Israeli wanted by Colombia released in Russia

MOSCOW—A former Israeli military officer wanted in Colombia for training illegal right-wing militias employed by drug lords that were responsible for hundreds of killings was released from Russian custody Friday, news reports said.

Israel’s Channel 10 television showed Yair Klein Friday leaving a Moscow jail where he had been held on Colombia’s extradition request. The station said he would fly home this weekend, and Russia’s Interfax agency also reported he was heading for Israel.
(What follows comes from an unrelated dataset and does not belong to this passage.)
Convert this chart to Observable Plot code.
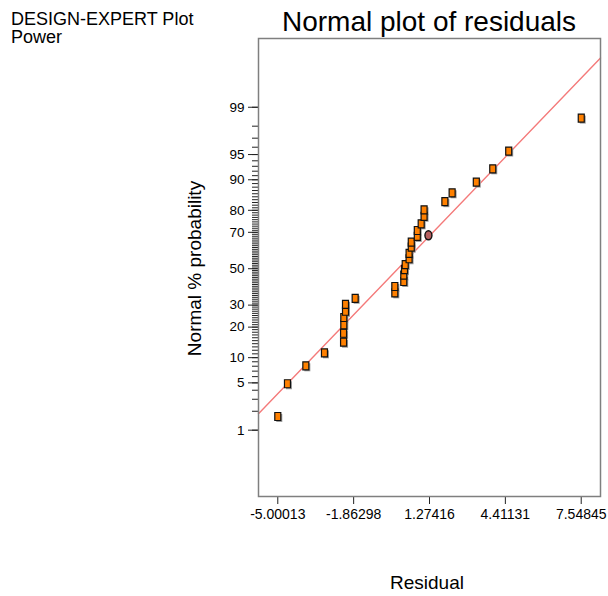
<!DOCTYPE html>
<html>
<head>
<meta charset="utf-8">
<script src="https://cdn.jsdelivr.net/npm/d3@7"></script>
<script src="https://cdn.jsdelivr.net/npm/@observablehq/plot@0.6"></script>
<style>
  html, body { margin: 0; padding: 0; background: #fff; }
  #chart { position: relative; width: 608px; height: 596px; }
</style>
</head>
<body>
<div id="chart"></div>
<script>
// ---- Data ----
const residuals = [-5.00, -4.60, -3.84, -3.07, -2.28, -2.28, -2.27, -2.27, -2.20, -2.20, -1.80,
  -0.16, -0.16, 0.21, 0.21, 0.24, 0.27, 0.43, 0.43, 0.52, 0.52, 0.77, 0.77, 0.93, 1.05, 1.05,
  1.91, 2.21, 3.21, 3.89, 4.55, 7.55];
const probabilities = [1.66, 4.87, 8.09, 11.28, 14.48, 17.63, 20.95, 24.1, 27.0, 30.4, 33.5,
  36.4, 39.9, 42.7, 46.3, 49.5, 52.4, 55.7, 58.8, 62.2, 64.9, 67.9, 70.9, 74.1, 77.5, 80.2,
  83.3, 86.3, 89.4, 92.5, 95.5, 98.5];
const highlightResidual = [1.23];
const highlightProbability = [68.5];
const lineResiduals = [-5.798, 8.346];
const lineProbabilities = [1.83, 99.88];
const xTicks = [-5.00013, -1.86298, 1.27416, 4.41131, 7.54845];
const xTickLabels = ["-5.00013", "-1.86298", "1.27416", "4.41131", "7.54845"];
const yMajorTicks = [1, 5, 10, 20, 30, 50, 70, 80, 90, 95, 99];
const yMinorTicks = d3.range(1, 100);

// inverse normal CDF (Acklam) for the probability axis
function probit(p) {
  const a = [-3.969683028665376e+01, 2.209460984245205e+02, -2.759285104469687e+02, 1.383577518672690e+02, -3.066479806614716e+01, 2.506628277459239e+00];
  const b = [-5.447609879822406e+01, 1.615858368580409e+02, -1.556989798598866e+02, 6.680131188771972e+01, -1.328068155288572e+01];
  const c = [-7.784894002430293e-03, -3.223964580411365e-01, -2.400758277161838e+00, -2.549732539343734e+00, 4.374664141464968e+00, 2.938163982698783e+00];
  const d = [7.784695709041462e-03, 3.224671290700398e-01, 2.445134137142996e+00, 3.754408661907416e+00];
  const pl = 0.02425, ph = 1 - pl;
  if (p < pl) {
    const q = Math.sqrt(-2 * Math.log(p));
    return (((((c[0]*q+c[1])*q+c[2])*q+c[3])*q+c[4])*q+c[5]) / ((((d[0]*q+d[1])*q+d[2])*q+d[3])*q+1);
  }
  if (p <= ph) {
    const q = p - 0.5, r = q * q;
    return (((((a[0]*r+a[1])*r+a[2])*r+a[3])*r+a[4])*r+a[5])*q / (((((b[0]*r+b[1])*r+b[2])*r+b[3])*r+b[4])*r+1);
  }
  const q = Math.sqrt(-2 * Math.log(1 - p));
  return -(((((c[0]*q+c[1])*q+c[2])*q+c[3])*q+c[4])*q+c[5]) / ((((d[0]*q+d[1])*q+d[2])*q+d[3])*q+1);
}
const z = pct => probit(pct / 100);

const points = residuals.map((r, i) => ({r, p: probabilities[i]}));
const highlight = highlightResidual.map((r, i) => ({r, p: highlightProbability[i]}));
const fitLine = lineResiduals.map((r, i) => ({r, p: lineProbabilities[i]}));

const squareSymbol = { draw(ctx) { ctx.moveTo(-3, -4); ctx.lineTo(3, -4); ctx.lineTo(3, 4); ctx.lineTo(-3, 4); ctx.closePath(); } };
const ellipseSymbol = { draw(ctx) {
  const rx = 3.5, ry = 4.5, k = 0.5523;
  ctx.moveTo(rx, 0);
  ctx.bezierCurveTo(rx, ry * k, rx * k, ry, 0, ry);
  ctx.bezierCurveTo(-rx * k, ry, -rx, ry * k, -rx, 0);
  ctx.bezierCurveTo(-rx, -ry * k, -rx * k, -ry, 0, -ry);
  ctx.bezierCurveTo(rx * k, -ry, rx, -ry * k, rx, 0);
  ctx.closePath();
} };

const majorZ = yMajorTicks.map(z);
const minorZ = yMinorTicks.map(z);

const plot = Plot.plot({
  width: 608,
  height: 596,
  marginLeft: 258,
  marginRight: 8,
  marginTop: 38,
  marginBottom: 100,
  style: { fontFamily: "'Liberation Sans', Arial, sans-serif", fontSize: "13px", background: "white", color: "black" },
  x: { domain: [-5.798, 8.346] },
  y: { domain: [-3.282, 3.317] },
  marks: [
    Plot.axisY(minorZ, { tickSize: 6, tickFormat: () => "", stroke: "#222", label: null }),
    Plot.axisY(majorZ, { tickSize: 10, tickPadding: 4, stroke: "#222", label: null,
      tickFormat: v => { const i = majorZ.findIndex(m => Math.abs(m - v) < 1e-9); return i >= 0 ? String(yMajorTicks[i]) : ""; } }),
    Plot.axisX(xTicks, { tickSize: 8, tickPadding: 5, stroke: "#222", label: null,
      tickFormat: v => xTickLabels[xTicks.indexOf(v)] }),
    Plot.line(fitLine, { x: "r", y: d => z(d.p), stroke: "#f47a7a", strokeWidth: 1.4 }),
    Plot.dot(points, { x: "r", y: d => z(d.p), symbol: squareSymbol, fill: "#9c9c9c", stroke: "none", dx: 1.5, dy: 1.5 }),
    Plot.dot(points, { x: "r", y: d => z(d.p), symbol: squareSymbol, fill: "#ff8000", stroke: "#111", strokeWidth: 1.2 }),
    Plot.dot(highlight, { x: "r", y: d => z(d.p), symbol: ellipseSymbol, fill: "#b65f5f", stroke: "#111", strokeWidth: 1.4 }),
    Plot.frame({ stroke: "#7f7f7f", strokeWidth: 1.5 })
  ]
});

const svg = d3.select(plot);
// tick label sizes
svg.selectAll("g[aria-label='x-axis tick label']").attr("font-size", 14).selectAll("text").attr("font-size", 14);
svg.selectAll("g[aria-label='y-axis tick label']").attr("font-size", 13.5).selectAll("text").attr("font-size", 13.5);

const font = "'Liberation Sans', Arial, sans-serif";
function label(x, y, size, txt, anchor, transform) {
  const t = svg.append("text").attr("font-family", font).attr("font-size", size)
    .attr("fill", "black").attr("text-anchor", anchor).text(txt);
  if (transform) t.attr("transform", transform); else t.attr("x", x).attr("y", y);
  return t;
}
label(11, 25, 18, "DESIGN-EXPERT Plot", "start");
label(11, 43, 18, "Power", "start");
label(429, 31, 28, "Normal plot of residuals", "middle");
label(0, 0, 19, "Normal % probability", "middle", "translate(201,268.5) rotate(-90)");
label(427, 589, 19, "Residual", "middle");

document.getElementById("chart").appendChild(plot);
</script>
</body>
</html>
Officials in Moscow and Israel couldn’t be reached for comment late Friday. But Colombia said it was not giving up its efforts to obtain Klein and put him in prison.

Klein was convicted by a Colombian court in 2001 and remained in Russian custody since his August 2007 arrest at a Moscow airport.

He was sentenced in absentia to nearly 11 years in prison for his role in the 1980s training of far-right paramilitary groups responsible for mass murder and widespread land theft during a more than decade-long reign of terror across Colombia’s countryside.

Klein was convicted of training members of the private army of the late drug lord Pablo Escobar, whose hit men killed justice ministers, journalists, judges, prosecutors—and the cartel-fighting presidential candidate Luis Carlos Galan in 1989.

Klein has denied working with Colombia’s cocaine cartels and said he only instructed paramilitaries in defense tactics.

The European Court of Human Rights recommended in April that Klein not be extradited for fear he would not receive a fair trial. The Colombian government protested the nonbinding decision, saying it would deny justice to victims of the paramilitaries.

Before his arrest in Russia, Colombian authorities had unsuccessfully demanded his extradition from Israel.

Klein spoke briefly to Israel’s Channel 10 outside the prison in Moscow, saying Russia had arrested him without a valid legal reason as he arrived on a business trip. He said the Russians apparently hoped to strike a major arms deal with Colombia and wanted to please its government by handing him over.

“I was arrested in order to blackmail me and do some kind of deal with Colombia,” he said, speaking in Hebrew. “All of a sudden I became a bargaining chip.”

Klein complained about harsh prison conditions and said his hand had become paralyzed because of nerve damage. He blasted the Israeli authorities for failing to help get him out.

“Now I need to start making a living from scratch,” Klein said, adding that he plans to publish two books that “will cause chaos in Israel.”

Klein’s lawyer, Mordehai Tzibin, said he “would be tortured and then murdered without a doubt” if extradited to Colombia.

Colombia’s Justice Minister German Vargas said his country would not “stand by with arms crossed” and allow Klein to escape justice.

He said in a statement that Colombian diplomats were studying legal alternatives for getting Klein to Colombia and hoped Israel, Russia and the rest of the international community would respond affirmatively.